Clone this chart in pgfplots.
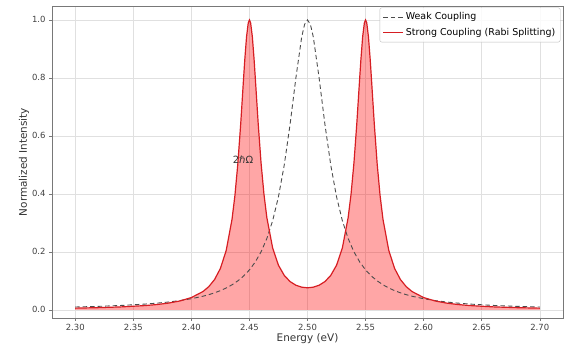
\documentclass[border=0pt]{standalone}
\usepackage{pgfplots}
\pgfplotsset{compat=1.18}
\usepackage{pgfplotstable}
\usepackage{fontspec}
\setmainfont{DejaVu Sans}
\definecolor{linered}{RGB}{214,30,35}
\definecolor{fillred}{RGB}{255,0,0}
\definecolor{framegray}{RGB}{120,120,120}

\pgfplotstableread{
x y
2.30 0.00596
2.32 0.00769
2.34 0.01036
2.36 0.01481
2.37 0.01828
2.38 0.02322
2.39 0.03062
2.40 0.04246
2.41 0.06327
2.415 0.08014
2.42 0.10484
2.425 0.14288
2.43 0.20487
2.435 0.31210
2.4375 0.39418
2.44 0.50322
2.4425 0.64222
2.445 0.80106
2.446 0.86269
2.4475 0.94129
2.449 0.99001
2.45 1.00000
2.451 0.99040
2.4525 0.94226
2.454 0.86424
2.455 0.80301
2.4575 0.64516
2.46 0.50718
2.4625 0.39918
2.465 0.31819
2.47 0.21327
2.475 0.15388
2.48 0.11883
2.485 0.09762
2.49 0.08501
2.495 0.07828
2.50 0.07617
2.505 0.07828
2.51 0.08501
2.515 0.09762
2.52 0.11883
2.525 0.15388
2.53 0.21327
2.535 0.31819
2.5375 0.39918
2.54 0.50718
2.5425 0.64516
2.545 0.80301
2.546 0.86424
2.5475 0.94226
2.549 0.99040
2.55 1.00000
2.551 0.99001
2.5525 0.94129
2.554 0.86269
2.555 0.80106
2.5575 0.64222
2.56 0.50322
2.5625 0.39418
2.565 0.31210
2.57 0.20487
2.575 0.14288
2.58 0.10484
2.585 0.08014
2.59 0.06327
2.60 0.04246
2.61 0.03062
2.62 0.02322
2.63 0.01828
2.64 0.01481
2.66 0.01036
2.68 0.00769
2.70 0.00596
}\strongtable

\pgfplotstableread{
x y
2.30 0.00990
2.32 0.01220
2.34 0.01538
2.36 0.02000
2.37 0.02312
2.38 0.02703
2.39 0.03200
2.40 0.03846
2.41 0.04706
2.415 0.05246
2.42 0.05882
2.425 0.06639
2.43 0.07547
2.435 0.08649
2.44 0.10000
2.445 0.11679
2.45 0.13793
2.455 0.16495
2.46 0.20000
2.465 0.24615
2.47 0.30769
2.475 0.39024
2.48 0.50000
2.485 0.64000
2.49 0.80000
2.495 0.94118
2.4975 0.98462
2.50 1.00000
2.5025 0.98462
2.505 0.94118
2.51 0.80000
2.515 0.64000
2.52 0.50000
2.525 0.39024
2.53 0.30769
2.535 0.24615
2.54 0.20000
2.545 0.16495
2.55 0.13793
2.555 0.11679
2.56 0.10000
2.565 0.08649
2.57 0.07547
2.575 0.06639
2.58 0.05882
2.585 0.05246
2.59 0.04706
2.60 0.03846
2.61 0.03200
2.62 0.02703
2.63 0.02312
2.64 0.02000
2.66 0.01538
2.68 0.01220
2.70 0.00990
}\weaktable

\begin{document}
\begin{tikzpicture}
\begin{axis}[
  scale only axis,
  width=511bp, height=312bp,
  xmin=2.28, xmax=2.72,
  ymin=-0.028, ymax=1.048,
  xtick={2.30,2.35,...,2.71},
  ytick={0,0.2,0.4,0.6,0.8,1.0},
  xticklabel style={/pgf/number format/.cd, fixed, fixed zerofill, precision=2},
  yticklabel style={/pgf/number format/.cd, fixed, fixed zerofill, precision=1},
  /pgf/number format/assume math mode=true,
  ticklabel style={font=\fontsize{8.5}{10}\selectfont, text=black!75},
  label style={font=\fontsize{10.5}{12}\selectfont, text=black!80},
  xlabel={Energy (eV)},
  ylabel={Normalized Intensity},
  xlabel style={yshift=4bp},
  ylabel style={yshift=-4bp},
  grid=major,
  grid style={black!12, line width=0.5pt},
  axis line style={framegray, line width=0.6pt},
  tick style={framegray, line width=0.5pt},
  tick align=outside,
  major tick length=3bp,
  xtick pos=bottom, ytick pos=left,
  legend style={font=\fontsize{9.5}{11}\selectfont, draw=black!25, rounded corners=2pt, fill=white, fill opacity=0.85, text opacity=1, inner xsep=3pt, inner ysep=3pt, row sep=3pt, at={(0.995,0.995)}, anchor=north east},
  legend cell align=left,
  legend image code/.code={\draw[#1] (0cm,0cm) -- (0.7cm,0cm);},
]
\addplot[draw=none, fill=fillred, fill opacity=0.35, forget plot] table[x=x,y=y]{\strongtable} \closedcycle;
\addplot[black!70, dashed, line width=0.9pt, dash pattern=on 4.5pt off 3pt] table[x=x,y=y]{\weaktable};
\addlegendentry{Weak Coupling}
\addplot[linered, line width=1.2pt] table[x=x,y=y]{\strongtable};
\addlegendentry{Strong Coupling (Rabi Splitting)}
\node[font=\fontsize{10}{12}\selectfont, text=black!80] at (axis cs:2.4445,0.517) {2ℏΩ};
\end{axis}
\path (current axis.south west) ++(-52bp,-44bp) coordinate (bbA);
\path (current axis.north east) ++(8bp,6bp) coordinate (bbB);
\useasboundingbox (bbA) rectangle (bbB);
\end{tikzpicture}
\end{document}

****************

- [The task]: Return the listing above unchanged, apart from dropping its pictures.

- [Complete response]:
Clone this chart in pgfplots.
\documentclass[border=0pt]{standalone}
\usepackage{pgfplots}
\pgfplotsset{compat=1.18}
\usepackage{pgfplotstable}
\usepackage{fontspec}
\setmainfont{DejaVu Sans}
\definecolor{linered}{RGB}{214,30,35}
\definecolor{fillred}{RGB}{255,0,0}
\definecolor{framegray}{RGB}{120,120,120}

\pgfplotstableread{
x y
2.30 0.00596
2.32 0.00769
2.34 0.01036
2.36 0.01481
2.37 0.01828
2.38 0.02322
2.39 0.03062
2.40 0.04246
2.41 0.06327
2.415 0.08014
2.42 0.10484
2.425 0.14288
2.43 0.20487
2.435 0.31210
2.4375 0.39418
2.44 0.50322
2.4425 0.64222
2.445 0.80106
2.446 0.86269
2.4475 0.94129
2.449 0.99001
2.45 1.00000
2.451 0.99040
2.4525 0.94226
2.454 0.86424
2.455 0.80301
2.4575 0.64516
2.46 0.50718
2.4625 0.39918
2.465 0.31819
2.47 0.21327
2.475 0.15388
2.48 0.11883
2.485 0.09762
2.49 0.08501
2.495 0.07828
2.50 0.07617
2.505 0.07828
2.51 0.08501
2.515 0.09762
2.52 0.11883
2.525 0.15388
2.53 0.21327
2.535 0.31819
2.5375 0.39918
2.54 0.50718
2.5425 0.64516
2.545 0.80301
2.546 0.86424
2.5475 0.94226
2.549 0.99040
2.55 1.00000
2.551 0.99001
2.5525 0.94129
2.554 0.86269
2.555 0.80106
2.5575 0.64222
2.56 0.50322
2.5625 0.39418
2.565 0.31210
2.57 0.20487
2.575 0.14288
2.58 0.10484
2.585 0.08014
2.59 0.06327
2.60 0.04246
2.61 0.03062
2.62 0.02322
2.63 0.01828
2.64 0.01481
2.66 0.01036
2.68 0.00769
2.70 0.00596
}\strongtable

\pgfplotstableread{
x y
2.30 0.00990
2.32 0.01220
2.34 0.01538
2.36 0.02000
2.37 0.02312
2.38 0.02703
2.39 0.03200
2.40 0.03846
2.41 0.04706
2.415 0.05246
2.42 0.05882
2.425 0.06639
2.43 0.07547
2.435 0.08649
2.44 0.10000
2.445 0.11679
2.45 0.13793
2.455 0.16495
2.46 0.20000
2.465 0.24615
2.47 0.30769
2.475 0.39024
2.48 0.50000
2.485 0.64000
2.49 0.80000
2.495 0.94118
2.4975 0.98462
2.50 1.00000
2.5025 0.98462
2.505 0.94118
2.51 0.80000
2.515 0.64000
2.52 0.50000
2.525 0.39024
2.53 0.30769
2.535 0.24615
2.54 0.20000
2.545 0.16495
2.55 0.13793
2.555 0.11679
2.56 0.10000
2.565 0.08649
2.57 0.07547
2.575 0.06639
2.58 0.05882
2.585 0.05246
2.59 0.04706
2.60 0.03846
2.61 0.03200
2.62 0.02703
2.63 0.02312
2.64 0.02000
2.66 0.01538
2.68 0.01220
2.70 0.00990
}\weaktable

\begin{document}
\begin{tikzpicture}
\begin{axis}[
  scale only axis,
  width=511bp, height=312bp,
  xmin=2.28, xmax=2.72,
  ymin=-0.028, ymax=1.048,
  xtick={2.30,2.35,...,2.71},
  ytick={0,0.2,0.4,0.6,0.8,1.0},
  xticklabel style={/pgf/number format/.cd, fixed, fixed zerofill, precision=2},
  yticklabel style={/pgf/number format/.cd, fixed, fixed zerofill, precision=1},
  /pgf/number format/assume math mode=true,
  ticklabel style={font=\fontsize{8.5}{10}\selectfont, text=black!75},
  label style={font=\fontsize{10.5}{12}\selectfont, text=black!80},
  xlabel={Energy (eV)},
  ylabel={Normalized Intensity},
  xlabel style={yshift=4bp},
  ylabel style={yshift=-4bp},
  grid=major,
  grid style={black!12, line width=0.5pt},
  axis line style={framegray, line width=0.6pt},
  tick style={framegray, line width=0.5pt},
  tick align=outside,
  major tick length=3bp,
  xtick pos=bottom, ytick pos=left,
  legend style={font=\fontsize{9.5}{11}\selectfont, draw=black!25, rounded corners=2pt, fill=white, fill opacity=0.85, text opacity=1, inner xsep=3pt, inner ysep=3pt, row sep=3pt, at={(0.995,0.995)}, anchor=north east},
  legend cell align=left,
  legend image code/.code={\draw[#1] (0cm,0cm) -- (0.7cm,0cm);},
]
\addplot[draw=none, fill=fillred, fill opacity=0.35, forget plot] table[x=x,y=y]{\strongtable} \closedcycle;
\addplot[black!70, dashed, line width=0.9pt, dash pattern=on 4.5pt off 3pt] table[x=x,y=y]{\weaktable};
\addlegendentry{Weak Coupling}
\addplot[linered, line width=1.2pt] table[x=x,y=y]{\strongtable};
\addlegendentry{Strong Coupling (Rabi Splitting)}
\node[font=\fontsize{10}{12}\selectfont, text=black!80] at (axis cs:2.4445,0.517) {2ℏΩ};
\end{axis}
\path (current axis.south west) ++(-52bp,-44bp) coordinate (bbA);
\path (current axis.north east) ++(8bp,6bp) coordinate (bbB);
\useasboundingbox (bbA) rectangle (bbB);
\end{tikzpicture}
\end{document}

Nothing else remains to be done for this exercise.